There are many different mutual fund investment strategies. In fact they’re only limited by regulatory issues, the ability of money managers and investor demand. But in choosing a fund, the investor must be vigilant that the fund is actually doing what its name implies.
The Importance Mutual Fund Investment Strategies
Mutual fund investment strategies, or any other kind of investment, should incorporate an understanding of the market conditions and ultimate objective of the fund.
Since mutual funds are essentially pools of money managed by a professional money manager, there are many different mutual fund investment strategies. Potential strategies are only limited by regulatory issues, the ability of money managers, the desire of a sponsor to establish such a fund and the demand from investors for that type of fund.
Outline of Mutual Fund Investment Strategies
Categorization
Mutual funds are classified by mutual fund surveys into categories based on their investment policy statement and the predominant type of assets held. This categorization influences the mutual fund investment strategies that are applicable. The broad categories are:
Equity Funds, which hold mainly common stocks, or “equities;” Bond or Fixed Income Funds, which hold bonds and fixed income securities; Balanced Funds, which hold stocks, bonds and short-term securities and allow the investment manager to alter the proportion of these investments; Income or Dividend Funds, which hold preferred and common stocks that generate high dividend income; and Money Market or Short-Term Funds, which hold treasury bills, money market securities and other income generating investments which are less than one year in term.
At first, there would seem to be little constraint on the type of fund that could be created. In reality, most funds are established by marketing imperative. A fund sponsor will only establish a type of fund if there is the sufficient prospect of assembling enough assets to provide a profitable return. This means that new types of funds usually gurgle up from the well of “investor fashion.”
What’s in a Name?
Funds specify their “investment policies” in their trust indentures and public prospectuses, which in turn affect their investment strategies. These can allow the manager a wide range of latitude in investing a fund’s assets. While this in itself isn’t bad, it has led to many funds bearing little resemblance to their name.
This had led to increased concern by regulators in Canada and the U.S. that the performance of some funds has been quite different than their name would suggest.

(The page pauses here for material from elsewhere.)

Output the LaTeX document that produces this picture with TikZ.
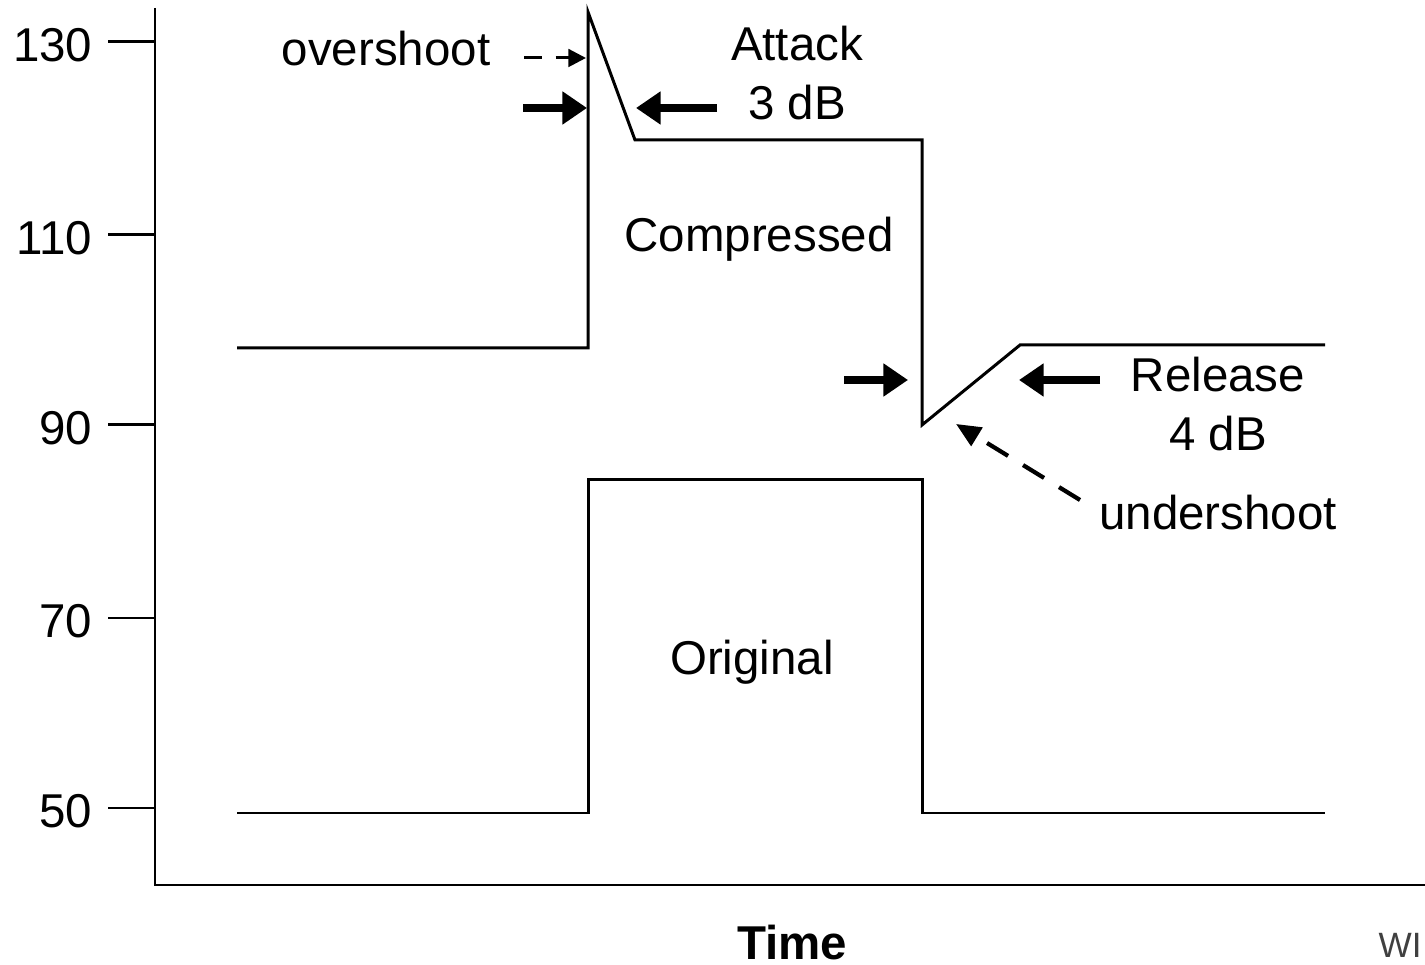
\documentclass[tikz,border=0pt]{standalone}
\usepackage{fontspec}
\setmainfont{Liberation Sans}
\usetikzlibrary{arrows.meta}
\tikzset{
	curve/.style={line width=0.85pt},
	fat/.style={line width=2.4pt, -{Triangle[length=7pt, width=9pt]}},
	thin/.style={line width=0.85pt, dashed, dash pattern=on 5pt off 4pt, -{Triangle[length=5pt, width=5pt]}},
	lbl/.style={font=\fontsize{13.5}{16}\selectfont, inner sep=0pt}
}

\begin{document}
\begin{tikzpicture}[x=0.01cm, y=-0.01cm]
		\useasboundingbox (0, 0) rectangle (1425, 965);
		% axes
		\draw [curve] (155, 8) -- (155, 885) -- (1425, 885);
		\foreach \y/\v in {42/130, 235/110, 425/90, 618/70, 808/50} {
			\draw [curve] (108, \y) -- (155, \y);
			\node [lbl, anchor=east] (tick\v) at (93, \y+3) {\v};
		}
		% compressed level
		\draw [curve] 
		(237, 348) -- (588, 348) -- (588, 12) -- (635, 140) --
		(922, 140) -- (922, 425) -- (1020, 345) -- (1325, 345);
		% original level
		\draw [curve]
		(237, 813) -- (588, 813) -- (588, 480) -- (922, 480) --
		(922, 813) -- (1325, 813);
		% labels
		\node [lbl] (over) at (386, 49) {overshoot};
		\node [lbl, align=center] (attack) at (797, 73) {Attack\\[1pt]3 dB};
		\node [lbl] (comp) at (759, 239) {Compressed};
		\node [lbl, align=center] (release) at (1218, 404) {Release\\[1pt]4 dB};
		\node [lbl] (under) at (1218, 513) {undershoot};
		\node [lbl] (orig) at (752, 662) {Original};
		\node [lbl, font=\fontsize{13.5}{16}\selectfont\bfseries] (time) at (792, 943) {Time};
		\node [anchor=base west, inner sep=0pt, text=black!75, font=\fontsize{10}{12}\selectfont] (wi) at (1378, 957) {WI};
		% attack and release marks
		\coordinate (a1) at (523, 108);
		\coordinate (a2) at (587, 108);
		\coordinate (a3) at (717, 108);
		\coordinate (a4) at (636, 108);
		\draw [fat] (a1) -- (a2);
		\draw [fat] (a3) -- (a4);
		\coordinate (r1) at (844, 380);
		\coordinate (r2) at (908, 380);
		\coordinate (r3) at (1100, 380);
		\coordinate (r4) at (1019, 380);
		\draw [fat] (r1) -- (r2);
		\draw [fat] (r3) -- (r4);
		% overshoot and undershoot
		\coordinate (o1) at (524, 58);
		\coordinate (o2) at (586, 58);
		\draw [thin] (o1) -- (o2);
		\coordinate (u1) at (1080, 500);
		\coordinate (u2) at (956, 424);
		\draw [thin, line width=1.2pt, dash pattern=on 7pt off 5pt,
			-{Triangle[length=7pt, width=6pt]}] (u1) -- (u2);
	\end{tikzpicture}
\end{document}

For example, a well-known “Mortgage and Income Fund” in Canada held mostly equities and very few bonds or mortgages. While this led to good long-term performance, it led to the fund being classified in the Income Fund section of several mutual fund performance surveys. Investment professionals acquainted with this fund considered it to be a Balanced or Equity Fund.
In the U.S., some money market funds in the United States held “derivatives” of longer-term mortgage-backed securities (MBS). Money market funds usually restrict their holdings to fixed income securities less than one year in term to assure that their holdings can be redeemed quickly and at a price close to their quoted value. The structure and valuation of the MBS derivatives was based on expected cash flows from the underlying mortgages. Where most money market securities offer good protection against rising interest rates, the MBS derivatives lengthened in term and fell substantially in value. This led to capital losses in money market funds holding these securities, something that investors in these funds didn’t expect. In some cases, the mutual fund sponsors contributed to the funds to compensate for the losses, although they were not legally obligated to do so.
Sector and Theme Funds
Sector funds are based on specific areas or “sectors” within a broader asset class or mutual fund grouping. “High yield” or “junk bond” funds are bond funds that invest in lower quality “junk” or “less than investment grade” bonds. “Resource” equity funds invest in the equities of companies in the resource industry.
Theme funds invest according to a particular investment philosophy or “theme.” Traditional “growth” and “value” equity funds are based on interpretations of these investment philosophies. More recently, funds have been created that reflect a particular “investment theme.” Environmental funds invest in companies that have “environmentally-friendly” policies. “Emerging market” funds reflect the investment theme that emerging country economies will grow faster than the more established economies.
Mutual Fund Investment Strategies: Effects
Mutual fund investment strategies affect the way these funds are organized and the kinds of assets they can be invested in. While categorization can be fairly loose, it is important when considering the classification and marketing of funds. As we have seen, loosely defined categorization can cause conflict between the actual investments of a fund, its market category, and the internal understanding of the fund.